As numerosas estrelas da brilhante constelação Montrachet
Para um enófilo, não há como deixar de experienciar certa ansiedade — diga-se de passagem gostosa — ao se aproximar de Le Montrachet, que pertence em parte à comuna de Chassagne Montrachet e em parte à de Puligny-Montrachet. São apenas oito hectares e 15 produtores, cujas garrafas, de safras mais recentes, custam em média, lá mesmo, 250 euros. Os vinhos de produtores mais famosos, principalmente em grandes safras, custam bem mais. É imprescindível ficar atento ao nome do produtor para não comprar gato por lebre: o vinhedo é fantástico, mas a qualidade dos vinhos que produz não é uniforme. Nas mãos de um bom produtor, o Le Montrachet é capaz de combinar concentração, potência e elegância, como nenhum outro vinho branco do planeta. Mas é preciso ter paciência para degustá-lo, e aos outros grandes vinhos brancos desta região. Tomar um Le Montrachet com quatro ou cinco anos, por exemplo, é pecado mortal, sem direito a penitência. Para mostrar todo o seu potencial, ele exige pelo menos 12 a 15 anos de guarda. Estão divinos, para serem apreciados agora, os vinhos das safras 1990, 1992, 1995 e 1996. Não se apresse, porque eles ainda têm muitos anos pela frente.

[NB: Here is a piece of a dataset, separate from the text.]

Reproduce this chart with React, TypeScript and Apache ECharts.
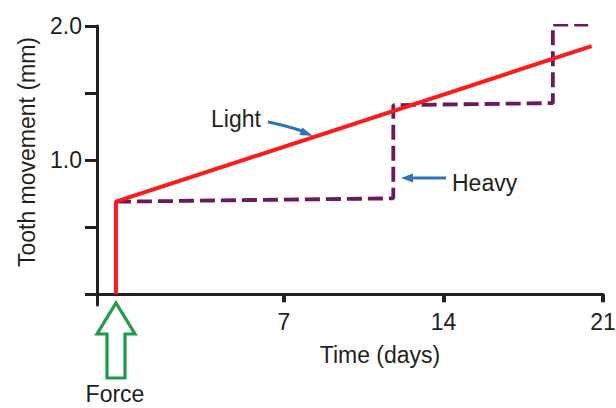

Nas vizinhanças, localizam-se outros grands crus ilustres, que também fazem parte da brilhante constelação Montrachet. São eles: Chevalier-Montrachet (vinhos extremamente elegantes), Bâtard-Montrachet (vinhos mais musculosos), Bienvenues-Bâtard-Montrachet e Criots-Bâtard-Montrachet. Mas lembre-se da recomendação feita anteriormente: é fundamental conhecer o nome do produtor, para não lamentar o valor gasto num vinho que poderá não justificar a fama e seu alto preço.
Para terminar esse roteiro em alto astral, nada melhor do que uma refeição no ótimo restaurante Le Chassagne, em Chassagne-Montrachet, que tem uma das melhores cartas de vinhos da região. E o que é ainda melhor, a preços razoáveis. Bon voyage!